Russian demands that Ukrainian forces in Mariupol lay down arms and hoist white flags on Monday in exchange for safe passage out of the beleaguered key port city were vehemently rebuffed by Ukrainian officials.
Even as Russia intensified its bombardment of Mariupol, its offensive in other parts of Ukraine has faltered. Western governments and analysts see the larger conflict deteriorating into a battle of attrition, with Russia continuing to bombard cities.
Russian shelling in the Ukrainian capital of Kyiv destroyed a commercial complex near the city center, killing at least eight people and left a sea of wreckage amid damaged high-rises. Russia also shelled a chemical factory in northeastern Ukraine, creating an ammonia leak, and hit a military training base in western Ukraine with cruise missiles, according to Ukrainian officials.

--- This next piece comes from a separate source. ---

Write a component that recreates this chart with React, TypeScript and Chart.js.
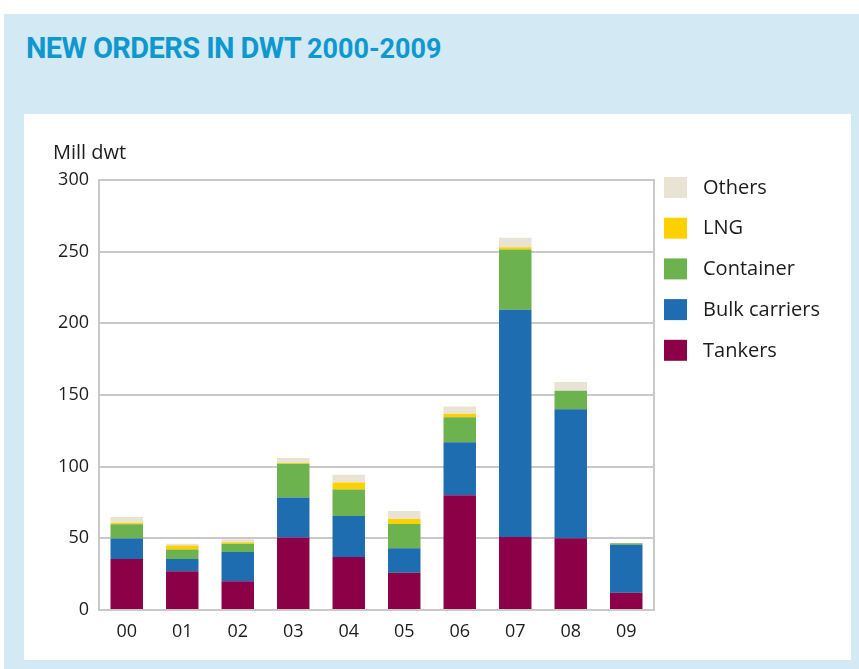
import React, { useEffect, useRef } from "react";
import { Chart, registerables } from "chart.js";

Chart.register(...registerables);

const categories = ["00", "01", "02", "03", "04", "05", "06", "07", "08", "09"];
const tankers = [35.5, 27, 20, 50.5, 37, 26, 80, 51, 50, 12];
const bulkCarriers = [14.3, 8.5, 20.5, 28, 28.5, 17, 37, 158.5, 90, 33.5];
const container = [10, 6.7, 5.8, 23.5, 18.5, 17, 17.5, 42, 13, 1];
const lng = [1, 2.8, 1, 0.7, 5, 3.5, 2.5, 1.5, 0, 0];
const others = [4, 1.2, 2, 3.3, 5.3, 5.5, 5, 6.7, 6, 0];
const yMin = 0;
const yMax = 300;
const yStep = 50;
const yUnit = "Mill dwt";

const FONT = "'Open Sans', 'Noto Sans', sans-serif";
const GRID = "#c9c9c9";
const TEXT = "#1c1c1c";

const sideLegend = {
  id: "sideLegend",
  afterDraw(chart: any) {
    const { ctx, chartArea } = chart;
    ctx.save();
    ctx.font = `20px ${FONT}`;
    ctx.fillStyle = TEXT;
    ctx.textAlign = "left";
    ctx.textBaseline = "middle";
    ctx.fillText(yUnit, chartArea.left - 46, chartArea.top - 27);
    const ds = [...chart.data.datasets].reverse();
    const x = chartArea.right + 10;
    ds.forEach((d: any, i: number) => {
      const y = chartArea.top - 3 + i * 40.7;
      ctx.fillStyle = d.backgroundColor;
      ctx.fillRect(x, y, 23, 21);
      ctx.fillStyle = TEXT;
      ctx.font = `20px ${FONT}`;
      ctx.fillText(d.label, x + 39, y + 11);
    });
    ctx.restore();
  },
  beforeDatasetsDraw(chart: any) {
    const { ctx, chartArea } = chart;
    ctx.save();
    ctx.strokeStyle = GRID;
    ctx.lineWidth = 2;
    ctx.beginPath();
    ctx.moveTo(chartArea.right, chartArea.top - 1);
    ctx.lineTo(chartArea.right, chartArea.bottom + 1);
    ctx.stroke();
    ctx.restore();
  },
};

export default function App() {
  const ref = useRef<HTMLCanvasElement | null>(null);

  useEffect(() => {
    if (!ref.current) return;
    const chart = new Chart(ref.current, {
      type: "bar",
      data: {
        labels: categories,
        datasets: [
          { label: "Tankers", data: tankers, backgroundColor: "#8c0047" },
          { label: "Bulk carriers", data: bulkCarriers, backgroundColor: "#1f6db1" },
          { label: "Container", data: container, backgroundColor: "#6cb24f" },
          { label: "LNG", data: lng, backgroundColor: "#ffd000" },
          { label: "Others", data: others, backgroundColor: "#e8e3d3" },
        ],
      },
      options: {
        responsive: false,
        animation: false,
        layout: { padding: { top: 66, right: 197, left: 0, bottom: 0 } },
        datasets: { bar: { barPercentage: 0.585, categoryPercentage: 1, borderWidth: 0 } },
        plugins: {
          legend: { display: false },
          title: { display: false },
          tooltip: { enabled: false },
        },
        scales: {
          x: {
            stacked: true,
            grid: { display: false, drawTicks: false },
            border: { display: true, color: GRID, width: 2 },
            ticks: { color: TEXT, font: { family: FONT, size: 18 }, padding: 11 },
            afterFit: (s: any) => {
              s.height = 50;
            },
          },
          y: {
            stacked: true,
            min: yMin,
            max: yMax,
            ticks: { stepSize: yStep, color: TEXT, font: { family: FONT, size: 18 }, padding: 10 },
            grid: { color: GRID, lineWidth: 2, drawTicks: false },
            border: { display: true, color: GRID, width: 2 },
            afterFit: (s: any) => {
              s.width = 75;
            },
          },
        },
      },
      plugins: [sideLegend],
    });
    return () => chart.destroy();
  }, []);

  return (
    <div style={{ position: "absolute", left: 0, top: 0, width: 859, height: 669, background: "#fff", overflow: "hidden" }}>
      <div style={{ position: "absolute", left: 4, top: 14, width: 855, height: 655, background: "#d3eaf5" }} />
      <div
        style={{
          position: "absolute",
          left: 26,
          top: 31,
          fontFamily: "'Liberation Sans Narrow', 'Roboto', sans-serif",
          fontWeight: 700,
          color: "#0f98cf",
          fontSize: 29,
          whiteSpace: "nowrap",
          lineHeight: "34px",
          letterSpacing: -0.6,
        }}
      >
        NEW ORDERS IN DWT <span style={{ fontSize: 27, letterSpacing: 0 }}>2000-2009</span>
      </div>
      <div style={{ position: "absolute", left: 24, top: 114, width: 827, height: 546, background: "#fff" }} />
      <canvas ref={ref} width={827} height={546} style={{ position: "absolute", left: 24, top: 114 }} />
    </div>
  );
}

The encircled southern city of Mariupol on the Sea of Azov has seen some of the worst horrors of the war, under Russian pounding for more than three weeks. Strikes hit an art school sheltering some 400 people only hours before Russia’s offer to open two corridors out of the city in return for the capitulation of its defenders, according to Ukrainian officials. Ukrainian officials rejected the Russian proposal for safe passage out of Mariupol.
“There can be no talk of any surrender, laying down of arms,” Ukrainian Deputy Prime Minister Irina Vereshchuk told the news outlet Ukrainian Pravda. “We have already informed the Russian side about this.”
Attempts to evacuate people of Mariupol and other Ukrainian cities have failed or only partially succeeded, with shelling continuing as population attempted to flee. At least 2,300 people have died in the siege, according to Mariupol officials, with some buried in mass graves.
Food, water, and power have all run out in Mariupol, according to city officials and aid organizations, and humanitarian convoys have been kept out by fighting. The lines of communication have been cut.
Talks between Russia and Ukraine have resumed, but they have not succeeded in bridging the gap between the two countries, with Russia insisting that Ukraine disarm and Ukraine asking that Russian forces leave the entire nation.
President Biden was scheduled to meet with the leaders of France, Germany, Italy, and the United Kingdom later Monday to discuss the conflict, before traveling to Brussels and then Poland later this week for in-person meetings.